Châtillon-sur-Seine, France, 1949. He lives and works in Paris and Aignay-le-Duc.
Since the late 1960s, Lavier has reflected upon the relationship between painting and sculpture, representation and abstraction, life and art. An overriding characteristic of his work is its tongue in cheek attitude. In order to shape his ideas, Lavier developed a series of ''demonstrations'': methods and strategies that enable him to question our intellectual baggage and to disrupt our most entrenched visual habits. His best-known intervention is to cover everyday objects with what he refers to as typical ''Van Gogh-brushwork''. With this act, banal objects become artworks but, even more importantly, the object becomes a painted image of itself. Paradoxically, the representation of reality only occurs when the original object is hidden from view and completely disappears. Another ‘demonstration’ consists of combining two different objects in an absurd associative manner, such as a sculpture of Alexander Calder placed upon a radiator with an identical brand name, or La Bocca (Dali’s famous lip-shaped sofa) balanced upon a white freezer manufactured by Bosch.

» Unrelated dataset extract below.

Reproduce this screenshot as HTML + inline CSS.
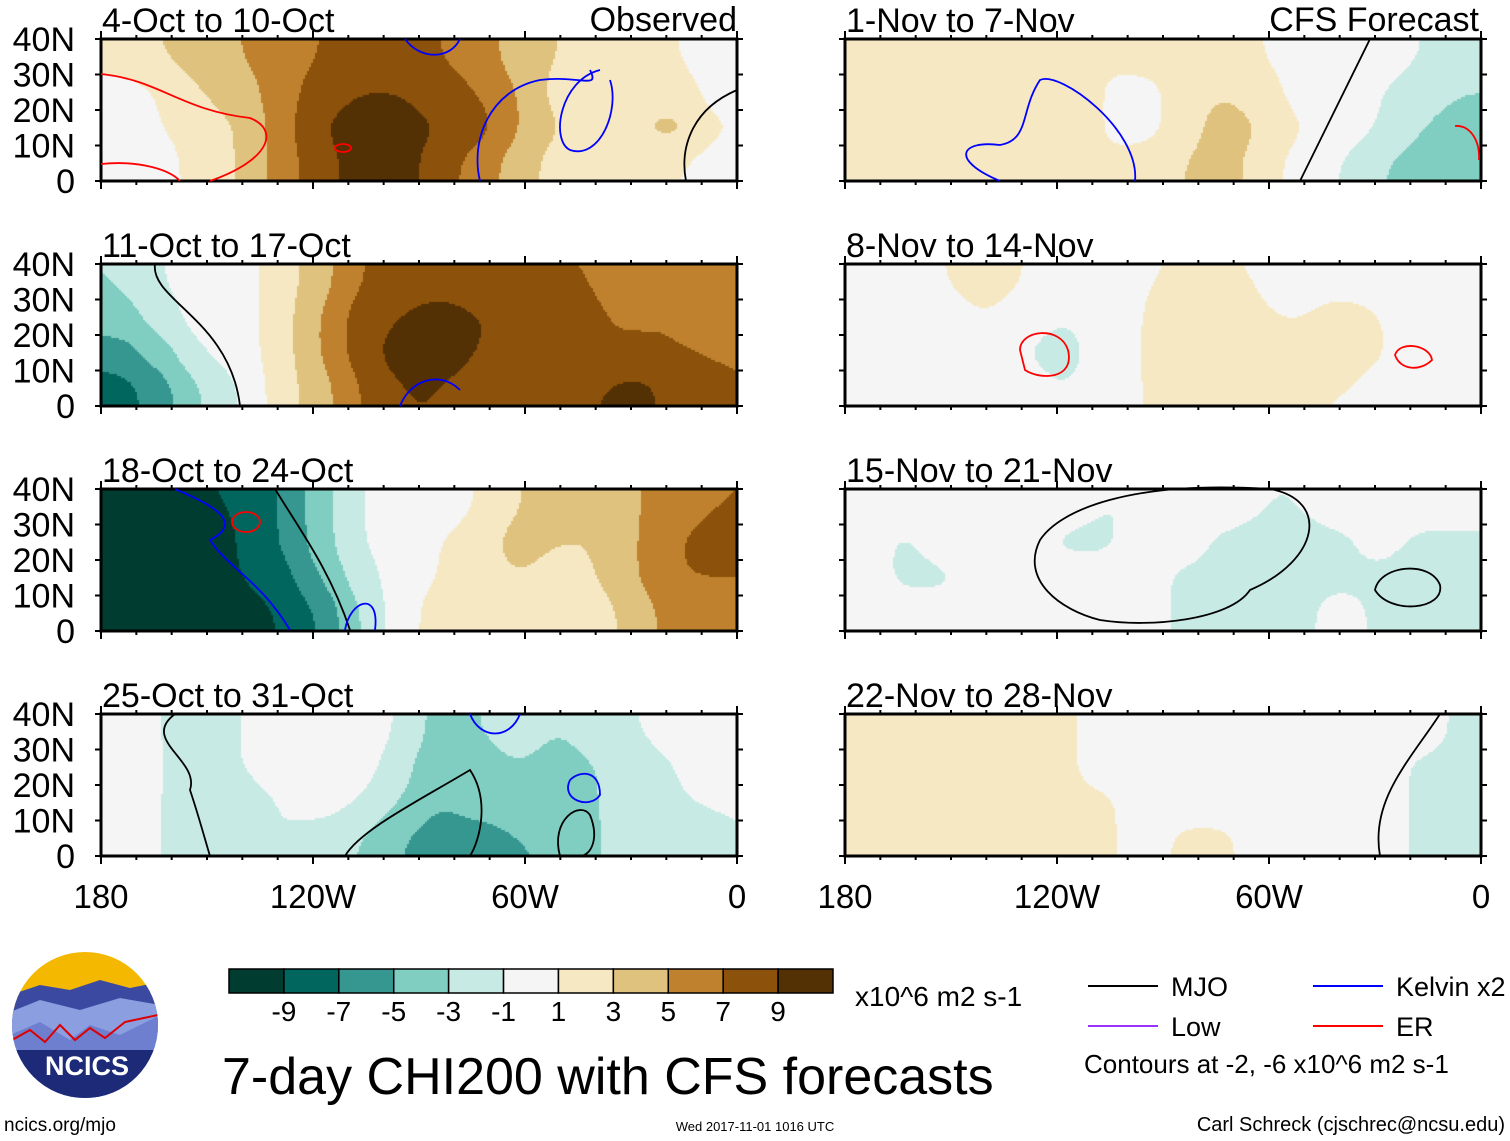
<!DOCTYPE html>
<html><head><meta charset="utf-8">
<style>
body{margin:0;background:#fff;width:1510px;height:1141px;overflow:hidden;position:relative;font-family:"Liberation Sans",Arial,sans-serif}
svg{position:absolute;left:0;top:0}
canvas{position:absolute}
</style></head>
<body>
<div id="fields" data-name="field-layer" data-interactable="false"></div>
<svg id="main" width="1510" height="1141" data-name="chart" data-interactable="false"></svg>
<script>
const colors=["#003c30","#01665e","#35978f","#80cdc1","#c7eae5","#f5f5f5","#f6e8c3","#dfc27d","#bf812d","#8c510a","#543005"];
const cbarLabels=["-9","-7","-5","-3","-1","1","3","5","7","9"];
const yTickLabels=["40N","30N","20N","10N","0"];
const xTickLabels=["180","120W","60W","0"];
const panelTitles=["4-Oct to 10-Oct","11-Oct to 17-Oct","18-Oct to 24-Oct","25-Oct to 31-Oct","1-Nov to 7-Nov","8-Nov to 14-Nov","15-Nov to 21-Nov","22-Nov to 28-Nov"];
const p1=[[2,3,4,5,6,7,8,8,7,6,4,3,2,2,1,0],[0,1,3,4,6,8,9,9,8,7,5,2,2,2,2,0],[0,1,2,3,6,9,10,10,9,8,5,3,2,3,4,1],[-1,0,2,3,6,8,10,10,8,6,4,2,2,2,1,0]];
const p2=[[-3,-1,0,0,2,4,7,8,8,8,7,7,7,6,7,7],[-4,-2,0,0,2,5,8,9,10,9,9,8,7,7,7,6],[-6,-4,-1,0,2,5,8,10,10,9,8,8,7,7,7,7],[-8,-6,-3,-1,2,4,7,9,9,8,8,8,9,10,8,7]];
const p3=[[-9,-9,-9,-9,-7,-4,-1,0,0,1,3,4,3,5,6,7],[-10,-10,-10,-9,-7,-4,-1,0,1,2,4,3,3,5,7,8],[-10,-10,-10,-9,-8,-5,-2,0,1,2,3,2,3,5,7,7],[-10,-10,-10,-10,-9,-7,-3,0,2,3,2,1,2,4,6,6]];
const p4=[[0,-1,-2,-1,0,0,0,-1,-4,-3,-2,-3,-2,-1,0,0],[1,-1,-2,-1,0,0,0,-2,-5,-4,-3,-4,-3,-2,-1,0],[0,-1,-2,-2,-1,0,-1,-3,-5,-4,-4,-4,-3,-2,-1,-1],[0,-1,-2,-1,-1,-2,-3,-5,-6,-6,-5,-5,-3,-2,-2,-1]];
const p5=[[1,2,2,3,3,2,1,2,2,2,1,0,0,0,-1,-2],[2,2,2,3,3,2,1,0,2,3,2,0,0,-1,-2,-3],[2,3,3,3,3,2,1,0,2,4,3,1,0,-1,-3,-4],[2,3,3,3,3,2,1,2,3,4,2,0,-1,-3,-4,-4]];
const p6=[[0,0,1,2,1,0,0,1,1,1,1,0,0,0,0,0],[0,-1,0,1,0,-1,0,1,2,2,1,1,2,1,0,0],[0,0,0,0,-1,-2,0,1,3,3,2,1,3,1,0,0],[0,0,0,0,0,-1,0,1,2,3,2,1,1,0,0,0]];
const p7=[[0,0,1,1,0,0,-1,-1,0,0,-1,-1,0,0,0,0],[0,-1.5,0,0,0,-1.5,-1.5,0,0,-1.5,-1.5,-1.5,-1.5,0,-1.5,-1.5],[0,-1.5,-1.5,0,0,0,0,0,-1.5,-1.5,-1.5,-1.5,-1.5,-1.5,-3,-1.5],[0,0,0,0,0,0,0,0,-1.5,-1.5,-1.5,-1.5,0,-1.5,-3,-1.5]];
const p8=[[1.5,2,1.5,1.5,1.5,1.5,0,0,0,0,0,0,0,0,0,-1.5],[1.5,2,2,1.5,1.5,1.5,0,0,0,0,0,0,0,0,-1.5,-1.5],[1.5,1.5,2,2,1.5,1.5,1.5,0,0,0,0,0,0,0,-1.5,-2],[1.5,1.5,2,2,2,1.5,1.5,0,1.5,1.5,0,0,0,0,-1.5,-2]];
const fields=[p1,p2,p3,p4,p5,p6,p7,p8];

const NS="http://www.w3.org/2000/svg";
const svg=document.getElementById('main');
function el(tag,attrs,parent){const e=document.createElementNS(NS,tag);for(const k in attrs)e.setAttribute(k,attrs[k]);(parent||svg).appendChild(e);return e;}
function txt(s,x,y,size,anchor,parent){const t=el('text',{x:x,y:y,'font-size':size,'text-anchor':anchor||'start','font-family':'Liberation Sans, Arial, sans-serif',fill:'#000'},parent);t.textContent=s;return t;}
const colX=[101,845], rowY=[39,264,489,714], PW=636, PH=142;
function binIndex(v){return Math.max(0,Math.min(10,Math.floor((v+11)/2)));}
function sample(g,fx,fy){ // gaussian-weighted smooth field
  let s=0,w=0;
  for(let r=0;r<4;r++)for(let c=0;c<16;c++){
    const dx=(c+0.5-fx),dy=(r+0.5-fy)*1.0;const ww=Math.exp(-(dx*dx+dy*dy)/0.55);s+=ww*g[r][c];w+=ww;}
  return s/w;}
const fdiv=document.getElementById('fields');
fields.forEach((g,i)=>{
  const c=i<4?0:1,r=i%4;const x0=colX[c],y0=rowY[r];
  const cv=document.createElement('canvas');cv.width=PW;cv.height=PH;cv.style.left=x0+'px';cv.style.top=y0+'px';
  cv.setAttribute('data-name','field-panel-'+(i+1));
  cv.setAttribute('data-interactable','false');
  fdiv.appendChild(cv);const ctx=cv.getContext('2d');
  for(let py=0;py<PH;py+=2)for(let px=0;px<PW;px+=2){
    const v=sample(g,(px+1)/PW*16,(py+1)/PH*4);ctx.fillStyle=colors[binIndex(v)];ctx.fillRect(px,py,2,2);}
  const gp=el('g',{});
  gp.setAttribute('data-name','panel-'+(i+1));
  gp.setAttribute('data-interactable','false');
  el('rect',{x:x0,y:y0,width:PW,height:PH,fill:'none',stroke:'#000','stroke-width':3},gp);
  for(let k=0;k<=18;k++){const x=x0+k*PW/18;const L=k%6==0?8:4;
    el('line',{x1:x,y1:y0,x2:x,y2:y0-L,stroke:'#000','stroke-width':2},gp);
    el('line',{x1:x,y1:y0+PH,x2:x,y2:y0+PH+L,stroke:'#000','stroke-width':2},gp);}
  for(let k=0;k<=4;k++){const y=y0+k*PH/4;
    el('line',{x1:x0,y1:y,x2:x0-6,y2:y,stroke:'#000','stroke-width':2},gp);
    el('line',{x1:x0+PW,y1:y,x2:x0+PW+6,y2:y,stroke:'#000','stroke-width':2},gp);
    if(c==0){txt(yTickLabels[k],75,y+12,34,'end',gp);}
  }
  const tt=txt(panelTitles[i],x0+1,y0-7,34,'start',gp);
  tt.setAttribute('data-name','panel-title');
});
txt('Observed',737,31,34,'end').setAttribute('data-name','observed-label');
txt('CFS Forecast',1479,31,34,'end').setAttribute('data-name','forecast-label');
[0,1].forEach(c=>{xTickLabels.forEach((s,k)=>{const t=txt(s,colX[c]+k*PW/3,908,33,'middle');t.setAttribute('data-name','x-tick-label');});});
const contours=[
 {d:"M101,74 C160,80 180,110 250,118 C280,130 270,160 210,181",s:"red"},
 {d:"M101,164 C140,160 170,170 180,181",s:"red"},
 {d:"M335,148 a8,4 0 1,0 16,0 a8,4 0 1,0 -16,0",s:"red"},
 {d:"M480,181 C470,140 490,90 540,80 C580,75 600,90 590,70",s:"blue"},
 {d:"M600,70 C560,80 550,140 570,150 C600,160 620,110 610,80",s:"blue"},
 {d:"M405,39 C420,60 450,60 460,39",s:"blue"},
 {d:"M686,181 C680,150 690,110 737,90",s:"black"},
 {d:"M155,264 C150,300 230,320 240,406",s:"black"},
 {d:"M400,406 C410,380 440,370 460,390",s:"blue"},
 {d:"M175,489 C200,500 250,520 210,540 C230,570 260,580 290,630",s:"blue"},
 {d:"M275,489 C300,530 330,570 350,630",s:"black"},
 {d:"M345,630 C350,600 380,590 375,630",s:"blue"},
 {d:"M232,522 a14,10 0 1,0 28,0 a14,10 0 1,0 -28,0",s:"red"},
 {d:"M175,714 C140,740 200,760 190,790 C200,820 205,840 210,856",s:"black"},
 {d:"M345,856 C360,830 420,800 470,770 C490,800 480,840 470,856",s:"black"},
 {d:"M560,856 C550,820 580,800 590,815 C600,840 590,856 580,856",s:"black"},
 {d:"M570,780 C560,800 590,810 600,795 C600,770 580,770 570,780",s:"blue"},
 {d:"M470,714 C480,740 510,740 520,714",s:"blue"},
 {d:"M1000,181 C950,160 960,140 1000,145 C1030,140 1020,110 1040,80 C1060,70 1140,130 1135,181",s:"blue"},
 {d:"M1300,181 C1330,120 1350,80 1370,39",s:"black"},
 {d:"M1455,126 C1470,125 1480,140 1479,160",s:"red"},
 {d:"M1020,350 C1020,330 1060,325 1068,350 C1075,380 1040,380 1025,370 Z",s:"red"},
 {d:"M1395,355 C1400,340 1430,345 1432,360 C1420,372 1400,370 1395,355 Z",s:"red"},
 {d:"M1040,540 C1060,510 1130,480 1270,489 C1330,500 1320,560 1250,590 C1230,620 1150,628 1100,620 C1060,610 1020,580 1040,540 Z",s:"black"},
 {d:"M1375,590 C1380,565 1430,560 1440,585 C1445,610 1390,615 1375,590 Z",s:"black"},
 {d:"M1380,856 C1370,800 1410,760 1440,714",s:"black"}
];
contours.forEach(c=>{const p=el('path',{d:c.d,fill:'none',stroke:c.s,'stroke-width':1.8});
 p.setAttribute('data-name','contour-line');
 p.setAttribute('data-interactable','false');});
const cb=el('g',{});
cb.setAttribute('data-name','colorbar');
cb.setAttribute('data-interactable','false');
const cbx=229,cbw=604/11;
colors.forEach((col,k)=>{el('rect',{x:cbx+k*cbw,y:969,width:cbw,height:24,fill:col,stroke:'#000','stroke-width':1.5},cb);});
cbarLabels.forEach((s,k)=>{txt(s,cbx+(k+1)*cbw,1021,28,'middle',cb);});
txt('x10^6 m2 s-1',855,1006,28,'start').setAttribute('data-name','units-label');
const lg=el('g',{});
lg.setAttribute('data-name','legend');
lg.setAttribute('data-interactable','false');
[[1088,986,'#000','MJO'],[1313,986,'#0000ff','Kelvin x2'],[1088,1026,'#9933ff','Low'],[1313,1026,'#ff0000','ER']].forEach(a=>{
 el('line',{x1:a[0],y1:a[1],x2:a[0]+70,y2:a[1],stroke:a[2],'stroke-width':2},lg);txt(a[3],a[0]+83,a[1]+10,27,'start',lg);});
txt('Contours at -2, -6 x10^6 m2 s-1',1084,1073,26,'start').setAttribute('data-name','contour-note');
txt('7-day CHI200 with CFS forecasts',222,1094,52,'start').setAttribute('data-name','main-title');
txt('ncics.org/mjo',4,1131,19,'start').setAttribute('data-name','url-label');
txt('Wed 2017-11-01 1016 UTC',755,1131,13,'middle').setAttribute('data-name','timestamp');
txt('Carl Schreck (cjschrec@ncsu.edu)',1505,1131,20,'end').setAttribute('data-name','author-label');
const lo=el('g',{});
lo.setAttribute('data-name','ncics-logo');
lo.setAttribute('data-interactable','true');
const cp=el('clipPath',{id:'lc'},lo);
el('circle',{cx:85,cy:1025,r:73},cp);
const lg2=el('g',{'clip-path':'url(#lc)'},lo);
el('rect',{x:10,y:950,width:150,height:60,fill:'#f5b800'},lg2);
el('path',{d:"M10,995 L40,985 L70,990 L100,980 L130,988 L160,982 L160,1110 L10,1110Z",fill:'#3b4aa0'},lg2);
el('path',{d:"M10,1012 L40,1000 L80,1010 L120,998 L160,1005 L160,1110 L10,1110Z",fill:'#8a9ee0'},lg2);
el('path',{d:"M10,1035 L40,1022 L70,1040 L90,1025 L120,1035 L160,1015 L160,1110 L10,1110Z",fill:'#6f7fd0'},lg2);
el('path',{d:"M10,1050 L160,1050 L160,1110 L10,1110Z",fill:'#1c2a78'},lg2);
el('path',{d:"M12,1040 L30,1030 L45,1042 L60,1025 L75,1040 L90,1028 L105,1038 L125,1022 L158,1015",fill:'none',stroke:'#d00','stroke-width':2},lg2);
const lt=txt('NCICS',87,1075,27,'middle',lo);lt.setAttribute('fill','#fff');lt.setAttribute('font-weight','bold');
</script>
</body></html>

In 2012 he had a major retrospective at the Centre Georges Pompidou, Paris. Other recent solo exhibitions include l’Affaire Tournesols, Fondation Vincent Van Gogh, Arles; En résonance avec la Biennale d’art Contemporain de Lyon, Musée d’Art Moderne de St Etienne, France (2011); Afternoon, Tsum, Moscou, Russia Musée Hermes, Séoul, Korea (2010); and Musée Correspondances. Bertrand Lavier/Edouard Manet, Musée d’Orsay, Paris (2008).